Print the data that follows exactly.
────────
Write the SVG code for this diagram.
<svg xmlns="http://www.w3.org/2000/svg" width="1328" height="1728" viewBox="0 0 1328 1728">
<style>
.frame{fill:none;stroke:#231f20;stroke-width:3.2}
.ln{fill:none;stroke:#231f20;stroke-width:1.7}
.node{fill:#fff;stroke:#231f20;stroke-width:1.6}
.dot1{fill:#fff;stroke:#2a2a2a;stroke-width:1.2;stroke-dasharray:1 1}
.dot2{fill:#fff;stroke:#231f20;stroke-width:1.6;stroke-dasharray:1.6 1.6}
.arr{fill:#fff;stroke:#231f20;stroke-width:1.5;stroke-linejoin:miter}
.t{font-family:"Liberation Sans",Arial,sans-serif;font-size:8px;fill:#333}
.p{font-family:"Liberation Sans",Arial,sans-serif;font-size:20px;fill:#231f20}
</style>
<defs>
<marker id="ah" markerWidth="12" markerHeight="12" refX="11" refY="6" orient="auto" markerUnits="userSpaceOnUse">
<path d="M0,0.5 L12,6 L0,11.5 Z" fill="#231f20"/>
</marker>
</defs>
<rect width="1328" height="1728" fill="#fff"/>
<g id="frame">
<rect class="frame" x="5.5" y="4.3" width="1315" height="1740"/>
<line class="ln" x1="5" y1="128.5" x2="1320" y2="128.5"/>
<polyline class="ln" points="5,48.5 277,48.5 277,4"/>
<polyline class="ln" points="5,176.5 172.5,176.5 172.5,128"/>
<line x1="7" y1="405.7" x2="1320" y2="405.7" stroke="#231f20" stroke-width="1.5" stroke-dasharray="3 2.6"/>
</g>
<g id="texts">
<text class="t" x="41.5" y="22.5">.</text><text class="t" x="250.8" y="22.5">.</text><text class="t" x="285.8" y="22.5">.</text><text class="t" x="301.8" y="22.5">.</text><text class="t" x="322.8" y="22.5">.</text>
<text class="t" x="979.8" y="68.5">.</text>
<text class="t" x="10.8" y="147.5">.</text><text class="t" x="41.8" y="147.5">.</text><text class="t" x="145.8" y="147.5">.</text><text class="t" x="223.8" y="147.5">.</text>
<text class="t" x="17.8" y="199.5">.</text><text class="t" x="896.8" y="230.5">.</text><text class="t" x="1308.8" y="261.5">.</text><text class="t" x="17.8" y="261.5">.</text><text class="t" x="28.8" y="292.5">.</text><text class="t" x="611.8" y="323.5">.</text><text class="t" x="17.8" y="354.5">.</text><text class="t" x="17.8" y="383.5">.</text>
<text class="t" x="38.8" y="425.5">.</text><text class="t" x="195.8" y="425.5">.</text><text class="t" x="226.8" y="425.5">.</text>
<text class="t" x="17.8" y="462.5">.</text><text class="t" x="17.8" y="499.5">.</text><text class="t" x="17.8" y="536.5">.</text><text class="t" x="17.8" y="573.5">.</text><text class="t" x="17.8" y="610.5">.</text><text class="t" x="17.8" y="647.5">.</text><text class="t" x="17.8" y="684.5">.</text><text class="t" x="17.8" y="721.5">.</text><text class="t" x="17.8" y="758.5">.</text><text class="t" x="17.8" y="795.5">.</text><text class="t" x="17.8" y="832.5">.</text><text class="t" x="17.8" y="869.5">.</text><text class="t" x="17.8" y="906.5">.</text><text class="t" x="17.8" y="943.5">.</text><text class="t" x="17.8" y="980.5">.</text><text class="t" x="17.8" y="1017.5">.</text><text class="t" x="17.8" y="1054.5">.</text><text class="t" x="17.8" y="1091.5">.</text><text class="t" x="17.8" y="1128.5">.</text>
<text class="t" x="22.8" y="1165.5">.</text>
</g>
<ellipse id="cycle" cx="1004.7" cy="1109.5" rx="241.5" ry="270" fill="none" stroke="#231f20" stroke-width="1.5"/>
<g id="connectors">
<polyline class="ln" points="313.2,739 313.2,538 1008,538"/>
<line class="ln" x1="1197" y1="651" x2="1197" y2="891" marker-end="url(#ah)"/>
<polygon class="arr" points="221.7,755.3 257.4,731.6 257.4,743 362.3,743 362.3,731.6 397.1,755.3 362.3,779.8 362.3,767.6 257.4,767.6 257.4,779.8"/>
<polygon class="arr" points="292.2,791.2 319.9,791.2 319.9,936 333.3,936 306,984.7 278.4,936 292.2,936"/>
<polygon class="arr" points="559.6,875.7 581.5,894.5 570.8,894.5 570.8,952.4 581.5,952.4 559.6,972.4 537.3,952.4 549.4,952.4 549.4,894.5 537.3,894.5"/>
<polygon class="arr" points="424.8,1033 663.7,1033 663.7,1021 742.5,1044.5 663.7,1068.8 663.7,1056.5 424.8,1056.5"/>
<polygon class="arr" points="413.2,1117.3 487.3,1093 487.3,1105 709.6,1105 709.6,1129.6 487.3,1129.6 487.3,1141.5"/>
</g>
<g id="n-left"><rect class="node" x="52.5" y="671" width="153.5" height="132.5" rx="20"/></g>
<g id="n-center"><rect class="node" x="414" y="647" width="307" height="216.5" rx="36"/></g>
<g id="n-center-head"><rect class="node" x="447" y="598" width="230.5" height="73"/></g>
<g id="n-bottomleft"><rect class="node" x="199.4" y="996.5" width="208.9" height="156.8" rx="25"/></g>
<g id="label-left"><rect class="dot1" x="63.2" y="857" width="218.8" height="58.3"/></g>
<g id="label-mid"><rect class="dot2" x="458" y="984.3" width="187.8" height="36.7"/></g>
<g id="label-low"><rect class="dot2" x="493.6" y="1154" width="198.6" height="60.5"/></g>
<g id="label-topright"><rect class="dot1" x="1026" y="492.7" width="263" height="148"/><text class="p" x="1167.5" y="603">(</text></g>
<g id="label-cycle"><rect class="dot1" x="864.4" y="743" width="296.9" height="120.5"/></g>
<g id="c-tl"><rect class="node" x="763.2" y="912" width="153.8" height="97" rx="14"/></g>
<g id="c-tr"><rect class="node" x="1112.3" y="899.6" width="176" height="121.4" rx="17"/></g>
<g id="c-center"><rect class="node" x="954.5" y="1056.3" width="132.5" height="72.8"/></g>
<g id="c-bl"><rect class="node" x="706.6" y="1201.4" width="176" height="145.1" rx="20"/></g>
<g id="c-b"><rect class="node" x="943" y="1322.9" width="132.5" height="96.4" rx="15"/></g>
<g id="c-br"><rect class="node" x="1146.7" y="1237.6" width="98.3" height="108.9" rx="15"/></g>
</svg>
────────
ANSWER TO THIS EXERCISE =>
Write the SVG code for this diagram.
<svg xmlns="http://www.w3.org/2000/svg" width="1328" height="1728" viewBox="0 0 1328 1728">
<style>
.frame{fill:none;stroke:#231f20;stroke-width:3.2}
.ln{fill:none;stroke:#231f20;stroke-width:1.7}
.node{fill:#fff;stroke:#231f20;stroke-width:1.6}
.dot1{fill:#fff;stroke:#2a2a2a;stroke-width:1.2;stroke-dasharray:1 1}
.dot2{fill:#fff;stroke:#231f20;stroke-width:1.6;stroke-dasharray:1.6 1.6}
.arr{fill:#fff;stroke:#231f20;stroke-width:1.5;stroke-linejoin:miter}
.t{font-family:"Liberation Sans",Arial,sans-serif;font-size:8px;fill:#333}
.p{font-family:"Liberation Sans",Arial,sans-serif;font-size:20px;fill:#231f20}
</style>
<defs>
<marker id="ah" markerWidth="12" markerHeight="12" refX="11" refY="6" orient="auto" markerUnits="userSpaceOnUse">
<path d="M0,0.5 L12,6 L0,11.5 Z" fill="#231f20"/>
</marker>
</defs>
<rect width="1328" height="1728" fill="#fff"/>
<g id="frame">
<rect class="frame" x="5.5" y="4.3" width="1315" height="1740"/>
<line class="ln" x1="5" y1="128.5" x2="1320" y2="128.5"/>
<polyline class="ln" points="5,48.5 277,48.5 277,4"/>
<polyline class="ln" points="5,176.5 172.5,176.5 172.5,128"/>
<line x1="7" y1="405.7" x2="1320" y2="405.7" stroke="#231f20" stroke-width="1.5" stroke-dasharray="3 2.6"/>
</g>
<g id="texts">
<text class="t" x="41.5" y="22.5">.</text><text class="t" x="250.8" y="22.5">.</text><text class="t" x="285.8" y="22.5">.</text><text class="t" x="301.8" y="22.5">.</text><text class="t" x="322.8" y="22.5">.</text>
<text class="t" x="979.8" y="68.5">.</text>
<text class="t" x="10.8" y="147.5">.</text><text class="t" x="41.8" y="147.5">.</text><text class="t" x="145.8" y="147.5">.</text><text class="t" x="223.8" y="147.5">.</text>
<text class="t" x="17.8" y="199.5">.</text><text class="t" x="896.8" y="230.5">.</text><text class="t" x="1308.8" y="261.5">.</text><text class="t" x="17.8" y="261.5">.</text><text class="t" x="28.8" y="292.5">.</text><text class="t" x="611.8" y="323.5">.</text><text class="t" x="17.8" y="354.5">.</text><text class="t" x="17.8" y="383.5">.</text>
<text class="t" x="38.8" y="425.5">.</text><text class="t" x="195.8" y="425.5">.</text><text class="t" x="226.8" y="425.5">.</text>
<text class="t" x="17.8" y="462.5">.</text><text class="t" x="17.8" y="499.5">.</text><text class="t" x="17.8" y="536.5">.</text><text class="t" x="17.8" y="573.5">.</text><text class="t" x="17.8" y="610.5">.</text><text class="t" x="17.8" y="647.5">.</text><text class="t" x="17.8" y="684.5">.</text><text class="t" x="17.8" y="721.5">.</text><text class="t" x="17.8" y="758.5">.</text><text class="t" x="17.8" y="795.5">.</text><text class="t" x="17.8" y="832.5">.</text><text class="t" x="17.8" y="869.5">.</text><text class="t" x="17.8" y="906.5">.</text><text class="t" x="17.8" y="943.5">.</text><text class="t" x="17.8" y="980.5">.</text><text class="t" x="17.8" y="1017.5">.</text><text class="t" x="17.8" y="1054.5">.</text><text class="t" x="17.8" y="1091.5">.</text><text class="t" x="17.8" y="1128.5">.</text>
<text class="t" x="22.8" y="1165.5">.</text>
</g>
<ellipse id="cycle" cx="1004.7" cy="1109.5" rx="241.5" ry="270" fill="none" stroke="#231f20" stroke-width="1.5"/>
<g id="connectors">
<polyline class="ln" points="313.2,739 313.2,538 1008,538"/>
<line class="ln" x1="1197" y1="651" x2="1197" y2="891" marker-end="url(#ah)"/>
<polygon class="arr" points="221.7,755.3 257.4,731.6 257.4,743 362.3,743 362.3,731.6 397.1,755.3 362.3,779.8 362.3,767.6 257.4,767.6 257.4,779.8"/>
<polygon class="arr" points="292.2,791.2 319.9,791.2 319.9,936 333.3,936 306,984.7 278.4,936 292.2,936"/>
<polygon class="arr" points="559.6,875.7 581.5,894.5 570.8,894.5 570.8,952.4 581.5,952.4 559.6,972.4 537.3,952.4 549.4,952.4 549.4,894.5 537.3,894.5"/>
<polygon class="arr" points="424.8,1033 663.7,1033 663.7,1021 742.5,1044.5 663.7,1068.8 663.7,1056.5 424.8,1056.5"/>
<polygon class="arr" points="413.2,1117.3 487.3,1093 487.3,1105 709.6,1105 709.6,1129.6 487.3,1129.6 487.3,1141.5"/>
</g>
<g id="n-left"><rect class="node" x="52.5" y="671" width="153.5" height="132.5" rx="20"/></g>
<g id="n-center"><rect class="node" x="414" y="647" width="307" height="216.5" rx="36"/></g>
<g id="n-center-head"><rect class="node" x="447" y="598" width="230.5" height="73"/></g>
<g id="n-bottomleft"><rect class="node" x="199.4" y="996.5" width="208.9" height="156.8" rx="25"/></g>
<g id="label-left"><rect class="dot1" x="63.2" y="857" width="218.8" height="58.3"/></g>
<g id="label-mid"><rect class="dot2" x="458" y="984.3" width="187.8" height="36.7"/></g>
<g id="label-low"><rect class="dot2" x="493.6" y="1154" width="198.6" height="60.5"/></g>
<g id="label-topright"><rect class="dot1" x="1026" y="492.7" width="263" height="148"/><text class="p" x="1167.5" y="603">(</text></g>
<g id="label-cycle"><rect class="dot1" x="864.4" y="743" width="296.9" height="120.5"/></g>
<g id="c-tl"><rect class="node" x="763.2" y="912" width="153.8" height="97" rx="14"/></g>
<g id="c-tr"><rect class="node" x="1112.3" y="899.6" width="176" height="121.4" rx="17"/></g>
<g id="c-center"><rect class="node" x="954.5" y="1056.3" width="132.5" height="72.8"/></g>
<g id="c-bl"><rect class="node" x="706.6" y="1201.4" width="176" height="145.1" rx="20"/></g>
<g id="c-b"><rect class="node" x="943" y="1322.9" width="132.5" height="96.4" rx="15"/></g>
<g id="c-br"><rect class="node" x="1146.7" y="1237.6" width="98.3" height="108.9" rx="15"/></g>
</svg>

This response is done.